In these final moments Blow Out is heartbreaking with Travolta really giving us his all; an uncanny and paralytic frustration seeping into every fiber of Jack’s being. This is very uncharacteristic for a movie that began with the stock premise of a 'who done it?' Yet, even with the killer's identity made known to the audience – if not the public within the film - and long before its final showdown, Blow Out loses none of its tormenting dread. In fact, the climactic ‘cat and mouse’ chase through the crowded streets of a city on the verge of urban renewal, and during its Founder’s Day Parade no less, sets the stage for Jack's eerie purgatory that follows.

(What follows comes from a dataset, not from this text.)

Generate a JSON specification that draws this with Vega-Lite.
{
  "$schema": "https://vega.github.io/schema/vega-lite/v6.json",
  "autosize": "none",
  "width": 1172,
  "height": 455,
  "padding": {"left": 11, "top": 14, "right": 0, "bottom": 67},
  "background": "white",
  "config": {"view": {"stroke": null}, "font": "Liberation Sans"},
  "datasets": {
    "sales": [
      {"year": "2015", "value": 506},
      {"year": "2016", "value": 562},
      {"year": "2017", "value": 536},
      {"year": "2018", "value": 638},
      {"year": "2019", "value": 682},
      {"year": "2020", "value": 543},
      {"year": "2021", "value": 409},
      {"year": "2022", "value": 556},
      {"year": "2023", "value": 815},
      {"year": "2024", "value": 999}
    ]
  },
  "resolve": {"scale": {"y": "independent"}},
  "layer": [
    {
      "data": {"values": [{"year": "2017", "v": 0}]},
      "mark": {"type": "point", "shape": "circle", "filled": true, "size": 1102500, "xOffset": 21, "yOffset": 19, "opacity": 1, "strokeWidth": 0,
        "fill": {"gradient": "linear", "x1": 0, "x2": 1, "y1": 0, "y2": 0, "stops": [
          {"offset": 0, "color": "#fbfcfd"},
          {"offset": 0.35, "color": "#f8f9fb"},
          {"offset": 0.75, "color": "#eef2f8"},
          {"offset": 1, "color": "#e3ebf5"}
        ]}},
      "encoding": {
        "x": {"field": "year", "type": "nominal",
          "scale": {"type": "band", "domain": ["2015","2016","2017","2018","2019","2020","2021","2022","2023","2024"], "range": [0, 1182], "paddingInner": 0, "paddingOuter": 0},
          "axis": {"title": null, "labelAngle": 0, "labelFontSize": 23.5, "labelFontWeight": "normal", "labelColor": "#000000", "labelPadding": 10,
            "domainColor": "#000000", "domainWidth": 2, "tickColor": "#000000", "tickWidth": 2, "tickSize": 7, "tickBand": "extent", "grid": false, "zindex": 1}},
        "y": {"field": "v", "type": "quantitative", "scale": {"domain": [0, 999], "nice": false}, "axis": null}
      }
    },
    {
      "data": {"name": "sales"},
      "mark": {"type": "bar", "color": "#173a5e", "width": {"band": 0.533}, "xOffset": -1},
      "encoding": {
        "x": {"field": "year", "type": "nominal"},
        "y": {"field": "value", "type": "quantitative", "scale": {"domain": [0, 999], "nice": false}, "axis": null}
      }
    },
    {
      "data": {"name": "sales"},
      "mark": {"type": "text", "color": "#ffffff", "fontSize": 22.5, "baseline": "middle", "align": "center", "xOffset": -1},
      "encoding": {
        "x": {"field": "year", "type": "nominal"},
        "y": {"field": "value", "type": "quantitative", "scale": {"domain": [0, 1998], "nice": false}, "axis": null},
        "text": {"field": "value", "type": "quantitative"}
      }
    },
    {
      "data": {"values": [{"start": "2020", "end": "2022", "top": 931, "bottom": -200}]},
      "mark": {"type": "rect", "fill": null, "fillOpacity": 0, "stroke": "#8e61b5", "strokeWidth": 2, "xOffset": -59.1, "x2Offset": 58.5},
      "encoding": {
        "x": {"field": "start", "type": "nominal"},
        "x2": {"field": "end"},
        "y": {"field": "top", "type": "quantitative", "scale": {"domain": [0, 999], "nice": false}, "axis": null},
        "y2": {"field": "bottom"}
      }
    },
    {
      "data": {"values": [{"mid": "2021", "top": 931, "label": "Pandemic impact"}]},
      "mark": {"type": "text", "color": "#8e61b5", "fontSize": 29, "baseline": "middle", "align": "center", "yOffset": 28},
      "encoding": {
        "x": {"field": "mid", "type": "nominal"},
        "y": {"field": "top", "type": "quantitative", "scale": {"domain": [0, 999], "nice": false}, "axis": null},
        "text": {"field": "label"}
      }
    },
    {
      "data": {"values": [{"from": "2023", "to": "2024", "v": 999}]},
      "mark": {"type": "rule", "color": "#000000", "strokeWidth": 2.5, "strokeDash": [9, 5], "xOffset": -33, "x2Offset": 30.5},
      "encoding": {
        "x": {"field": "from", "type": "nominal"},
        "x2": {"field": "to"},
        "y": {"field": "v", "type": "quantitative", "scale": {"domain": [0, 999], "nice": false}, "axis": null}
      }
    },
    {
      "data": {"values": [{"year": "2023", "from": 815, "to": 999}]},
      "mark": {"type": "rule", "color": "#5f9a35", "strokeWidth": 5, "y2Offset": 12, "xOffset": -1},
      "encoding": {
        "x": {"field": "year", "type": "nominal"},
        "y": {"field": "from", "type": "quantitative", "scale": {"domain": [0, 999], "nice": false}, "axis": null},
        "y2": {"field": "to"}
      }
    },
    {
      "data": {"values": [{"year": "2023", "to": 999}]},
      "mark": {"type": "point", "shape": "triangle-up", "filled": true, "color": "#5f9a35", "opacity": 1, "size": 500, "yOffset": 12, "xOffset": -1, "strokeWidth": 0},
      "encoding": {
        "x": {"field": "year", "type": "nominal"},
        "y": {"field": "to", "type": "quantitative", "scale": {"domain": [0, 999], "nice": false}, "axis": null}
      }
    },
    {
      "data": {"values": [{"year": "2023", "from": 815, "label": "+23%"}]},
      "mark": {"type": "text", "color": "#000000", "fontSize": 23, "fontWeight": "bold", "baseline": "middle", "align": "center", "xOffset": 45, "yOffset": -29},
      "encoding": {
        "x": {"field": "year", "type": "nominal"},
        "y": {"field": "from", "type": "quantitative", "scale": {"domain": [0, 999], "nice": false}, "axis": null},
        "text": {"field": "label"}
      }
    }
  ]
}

Sally, the embodiment of Jack’s 'dreams' is destroyed, only to be reborn as 'a sound effect' for his ‘trashy’ B-movie. Few parallels of art imitating life are as macabre; the man who ought to have been Sally’s protector instead exploiting her gruesome death for the sake of his art. The real crime - the conspiracy to kill McRyan goes unpunished, despite Burke’s death. In the final analysis, Blow Out knots together the threads of art, trash and dreams into a perverse mobile forever dangling over the audience, always just a little out of reach for our imperfect hero; with our own collective consciousness also caught in Jack’s 'what might have been' nightmare ending.

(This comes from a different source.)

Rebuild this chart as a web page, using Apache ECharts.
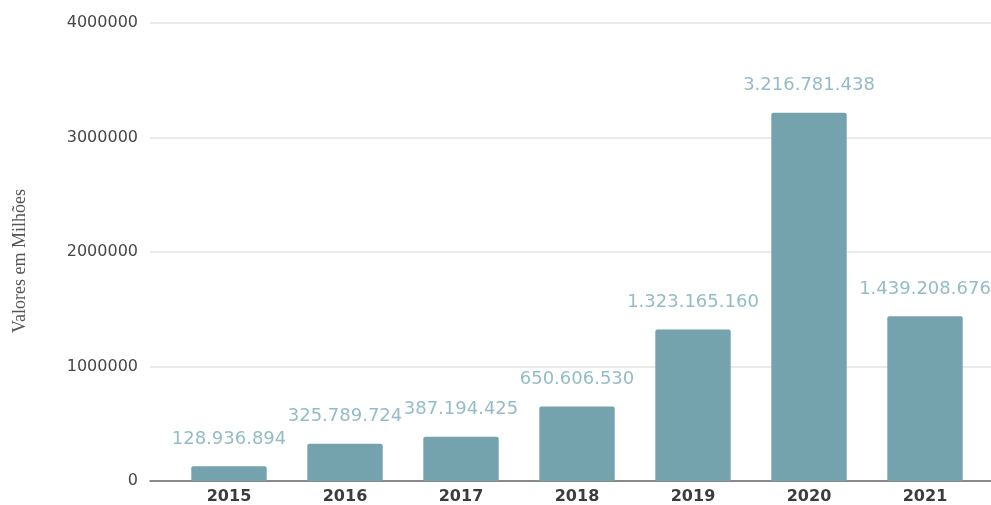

Criterion Home Video brings Blow Out to Blu-ray. The transfer is noted as ‘director approved’ but Vilmos Zsigmond's cinematography is given short shrift. There are even a few instances of edge enhancement. Check out the rather obvious shimmer on front grills and chrome of parked cars as Jack and Sally pull up to the train station for her rendezvous with Burke. Regrettably, this is a 2K scan made at a time when 4K has already been established as 'the norm' in hi-def mastering and 6K is increasingly preferred. Blow Out's image has adopted a rather severe 'red' hue that doesn’t strike me as faithful to its original source materials. Flesh tones are frequently orangey. Grain is thick in appearance. But the overall presentation is considerably darker than on the DVD from MGM. While the DVD looked too bright with boosted contrast levels the Blu-ray appears just a tad too dim with a loss of fine detail during night scenes.

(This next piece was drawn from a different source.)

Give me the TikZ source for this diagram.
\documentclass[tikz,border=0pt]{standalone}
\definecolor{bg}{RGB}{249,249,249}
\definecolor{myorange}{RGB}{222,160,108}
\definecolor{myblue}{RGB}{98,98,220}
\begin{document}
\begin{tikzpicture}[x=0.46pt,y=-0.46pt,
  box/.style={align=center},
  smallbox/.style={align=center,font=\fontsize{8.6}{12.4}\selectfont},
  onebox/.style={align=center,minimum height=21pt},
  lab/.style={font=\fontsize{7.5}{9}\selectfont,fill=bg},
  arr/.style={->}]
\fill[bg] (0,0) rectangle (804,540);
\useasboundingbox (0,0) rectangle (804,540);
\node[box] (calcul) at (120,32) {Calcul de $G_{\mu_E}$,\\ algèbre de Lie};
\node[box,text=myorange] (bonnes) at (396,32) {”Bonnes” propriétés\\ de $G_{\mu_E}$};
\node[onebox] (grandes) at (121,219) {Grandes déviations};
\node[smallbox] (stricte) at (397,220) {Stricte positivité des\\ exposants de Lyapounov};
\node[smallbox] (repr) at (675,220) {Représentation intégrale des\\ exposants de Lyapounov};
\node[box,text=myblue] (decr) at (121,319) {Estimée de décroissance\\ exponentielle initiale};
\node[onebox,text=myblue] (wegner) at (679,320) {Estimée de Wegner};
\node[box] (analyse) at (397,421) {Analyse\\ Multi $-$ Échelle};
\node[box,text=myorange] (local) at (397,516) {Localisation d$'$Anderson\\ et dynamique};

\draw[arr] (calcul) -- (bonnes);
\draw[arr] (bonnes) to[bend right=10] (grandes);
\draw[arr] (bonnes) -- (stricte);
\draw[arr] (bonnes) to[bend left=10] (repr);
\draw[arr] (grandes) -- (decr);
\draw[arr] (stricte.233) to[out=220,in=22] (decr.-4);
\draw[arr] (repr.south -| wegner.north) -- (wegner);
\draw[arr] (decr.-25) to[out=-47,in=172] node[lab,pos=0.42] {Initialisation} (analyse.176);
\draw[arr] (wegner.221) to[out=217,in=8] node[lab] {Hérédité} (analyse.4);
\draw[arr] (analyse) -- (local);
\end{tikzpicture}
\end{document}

Criterion maintains a faithful 2.0 stereo track that, although dated is very clean and solid. Extras are the real plum in this pudding: an hour long interview with DePalma, new interviews with Nancy Allen, DePalma's 1967 feature Murder a la Mod, plus a new interview with Steadicam inventor, Garrett Brown and the film's original theatrical trailer. Overall, Blow Out on Blu-ray is recommended, although with slight misgivings. It’s not a perfect effort and that’s a genuine shame.